=== Given request ===
Please transcribe the data below exactly. Leave the pictures out.

=== Recorded information ===
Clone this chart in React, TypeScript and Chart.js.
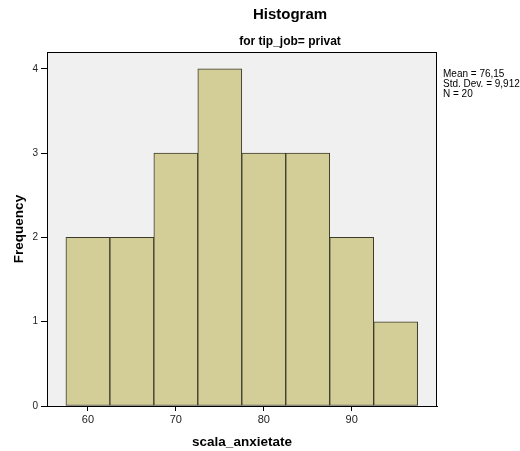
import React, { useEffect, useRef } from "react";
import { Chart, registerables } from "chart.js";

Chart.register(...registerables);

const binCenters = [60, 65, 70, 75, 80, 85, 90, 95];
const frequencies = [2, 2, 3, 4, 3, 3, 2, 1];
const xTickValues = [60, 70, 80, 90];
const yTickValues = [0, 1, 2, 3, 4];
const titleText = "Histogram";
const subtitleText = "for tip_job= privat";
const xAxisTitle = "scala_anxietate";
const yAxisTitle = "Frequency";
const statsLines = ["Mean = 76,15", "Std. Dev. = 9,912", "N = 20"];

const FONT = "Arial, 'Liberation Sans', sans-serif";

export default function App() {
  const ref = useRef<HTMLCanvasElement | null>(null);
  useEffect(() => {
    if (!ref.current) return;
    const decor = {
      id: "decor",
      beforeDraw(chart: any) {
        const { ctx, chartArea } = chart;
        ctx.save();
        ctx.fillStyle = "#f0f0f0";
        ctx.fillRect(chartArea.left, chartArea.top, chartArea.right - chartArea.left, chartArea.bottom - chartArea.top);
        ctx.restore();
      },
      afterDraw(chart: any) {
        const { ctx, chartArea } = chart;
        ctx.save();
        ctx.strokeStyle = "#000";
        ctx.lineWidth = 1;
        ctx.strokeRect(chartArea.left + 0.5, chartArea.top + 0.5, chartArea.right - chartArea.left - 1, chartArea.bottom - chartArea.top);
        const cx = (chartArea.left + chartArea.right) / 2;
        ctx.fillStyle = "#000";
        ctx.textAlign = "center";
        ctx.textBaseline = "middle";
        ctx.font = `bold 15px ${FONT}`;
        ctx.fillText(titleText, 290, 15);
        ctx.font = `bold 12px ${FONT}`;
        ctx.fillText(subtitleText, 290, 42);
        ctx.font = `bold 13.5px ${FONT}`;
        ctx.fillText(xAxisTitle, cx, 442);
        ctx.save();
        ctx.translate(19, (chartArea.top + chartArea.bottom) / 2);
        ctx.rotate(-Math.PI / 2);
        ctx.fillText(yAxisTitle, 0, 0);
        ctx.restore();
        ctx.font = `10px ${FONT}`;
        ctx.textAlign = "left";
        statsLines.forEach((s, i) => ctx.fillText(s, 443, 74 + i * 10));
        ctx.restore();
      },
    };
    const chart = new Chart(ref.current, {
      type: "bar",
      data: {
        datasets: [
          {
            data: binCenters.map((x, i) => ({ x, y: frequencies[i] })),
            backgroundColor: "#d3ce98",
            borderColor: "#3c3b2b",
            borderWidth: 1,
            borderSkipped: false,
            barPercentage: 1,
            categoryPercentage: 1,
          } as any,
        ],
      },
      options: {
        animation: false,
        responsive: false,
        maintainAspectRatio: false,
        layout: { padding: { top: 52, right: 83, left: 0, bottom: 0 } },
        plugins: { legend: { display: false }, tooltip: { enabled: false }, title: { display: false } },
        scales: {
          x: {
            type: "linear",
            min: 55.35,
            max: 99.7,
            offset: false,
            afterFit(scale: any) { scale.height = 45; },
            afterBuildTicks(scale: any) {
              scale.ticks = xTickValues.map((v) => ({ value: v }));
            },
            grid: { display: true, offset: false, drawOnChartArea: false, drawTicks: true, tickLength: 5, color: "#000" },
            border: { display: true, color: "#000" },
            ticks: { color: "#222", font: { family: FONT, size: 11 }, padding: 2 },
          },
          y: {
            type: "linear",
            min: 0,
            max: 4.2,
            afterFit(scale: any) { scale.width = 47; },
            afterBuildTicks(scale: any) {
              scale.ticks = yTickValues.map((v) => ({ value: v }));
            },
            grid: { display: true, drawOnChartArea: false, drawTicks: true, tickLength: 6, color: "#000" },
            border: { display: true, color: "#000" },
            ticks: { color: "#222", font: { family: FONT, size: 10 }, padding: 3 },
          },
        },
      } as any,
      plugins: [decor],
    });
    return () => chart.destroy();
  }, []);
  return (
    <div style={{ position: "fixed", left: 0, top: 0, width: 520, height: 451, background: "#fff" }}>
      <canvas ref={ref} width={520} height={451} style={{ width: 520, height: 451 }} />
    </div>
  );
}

=== Exercise output ===
Clone this chart in React, TypeScript and Chart.js.
import React, { useEffect, useRef } from "react";
import { Chart, registerables } from "chart.js";

Chart.register(...registerables);

const binCenters = [60, 65, 70, 75, 80, 85, 90, 95];
const frequencies = [2, 2, 3, 4, 3, 3, 2, 1];
const xTickValues = [60, 70, 80, 90];
const yTickValues = [0, 1, 2, 3, 4];
const titleText = "Histogram";
const subtitleText = "for tip_job= privat";
const xAxisTitle = "scala_anxietate";
const yAxisTitle = "Frequency";
const statsLines = ["Mean = 76,15", "Std. Dev. = 9,912", "N = 20"];

const FONT = "Arial, 'Liberation Sans', sans-serif";

export default function App() {
  const ref = useRef<HTMLCanvasElement | null>(null);
  useEffect(() => {
    if (!ref.current) return;
    const decor = {
      id: "decor",
      beforeDraw(chart: any) {
        const { ctx, chartArea } = chart;
        ctx.save();
        ctx.fillStyle = "#f0f0f0";
        ctx.fillRect(chartArea.left, chartArea.top, chartArea.right - chartArea.left, chartArea.bottom - chartArea.top);
        ctx.restore();
      },
      afterDraw(chart: any) {
        const { ctx, chartArea } = chart;
        ctx.save();
        ctx.strokeStyle = "#000";
        ctx.lineWidth = 1;
        ctx.strokeRect(chartArea.left + 0.5, chartArea.top + 0.5, chartArea.right - chartArea.left - 1, chartArea.bottom - chartArea.top);
        const cx = (chartArea.left + chartArea.right) / 2;
        ctx.fillStyle = "#000";
        ctx.textAlign = "center";
        ctx.textBaseline = "middle";
        ctx.font = `bold 15px ${FONT}`;
        ctx.fillText(titleText, 290, 15);
        ctx.font = `bold 12px ${FONT}`;
        ctx.fillText(subtitleText, 290, 42);
        ctx.font = `bold 13.5px ${FONT}`;
        ctx.fillText(xAxisTitle, cx, 442);
        ctx.save();
        ctx.translate(19, (chartArea.top + chartArea.bottom) / 2);
        ctx.rotate(-Math.PI / 2);
        ctx.fillText(yAxisTitle, 0, 0);
        ctx.restore();
        ctx.font = `10px ${FONT}`;
        ctx.textAlign = "left";
        statsLines.forEach((s, i) => ctx.fillText(s, 443, 74 + i * 10));
        ctx.restore();
      },
    };
    const chart = new Chart(ref.current, {
      type: "bar",
      data: {
        datasets: [
          {
            data: binCenters.map((x, i) => ({ x, y: frequencies[i] })),
            backgroundColor: "#d3ce98",
            borderColor: "#3c3b2b",
            borderWidth: 1,
            borderSkipped: false,
            barPercentage: 1,
            categoryPercentage: 1,
          } as any,
        ],
      },
      options: {
        animation: false,
        responsive: false,
        maintainAspectRatio: false,
        layout: { padding: { top: 52, right: 83, left: 0, bottom: 0 } },
        plugins: { legend: { display: false }, tooltip: { enabled: false }, title: { display: false } },
        scales: {
          x: {
            type: "linear",
            min: 55.35,
            max: 99.7,
            offset: false,
            afterFit(scale: any) { scale.height = 45; },
            afterBuildTicks(scale: any) {
              scale.ticks = xTickValues.map((v) => ({ value: v }));
            },
            grid: { display: true, offset: false, drawOnChartArea: false, drawTicks: true, tickLength: 5, color: "#000" },
            border: { display: true, color: "#000" },
            ticks: { color: "#222", font: { family: FONT, size: 11 }, padding: 2 },
          },
          y: {
            type: "linear",
            min: 0,
            max: 4.2,
            afterFit(scale: any) { scale.width = 47; },
            afterBuildTicks(scale: any) {
              scale.ticks = yTickValues.map((v) => ({ value: v }));
            },
            grid: { display: true, drawOnChartArea: false, drawTicks: true, tickLength: 6, color: "#000" },
            border: { display: true, color: "#000" },
            ticks: { color: "#222", font: { family: FONT, size: 10 }, padding: 3 },
          },
        },
      } as any,
      plugins: [decor],
    });
    return () => chart.destroy();
  }, []);
  return (
    <div style={{ position: "fixed", left: 0, top: 0, width: 520, height: 451, background: "#fff" }}>
      <canvas ref={ref} width={520} height={451} style={{ width: 520, height: 451 }} />
    </div>
  );
}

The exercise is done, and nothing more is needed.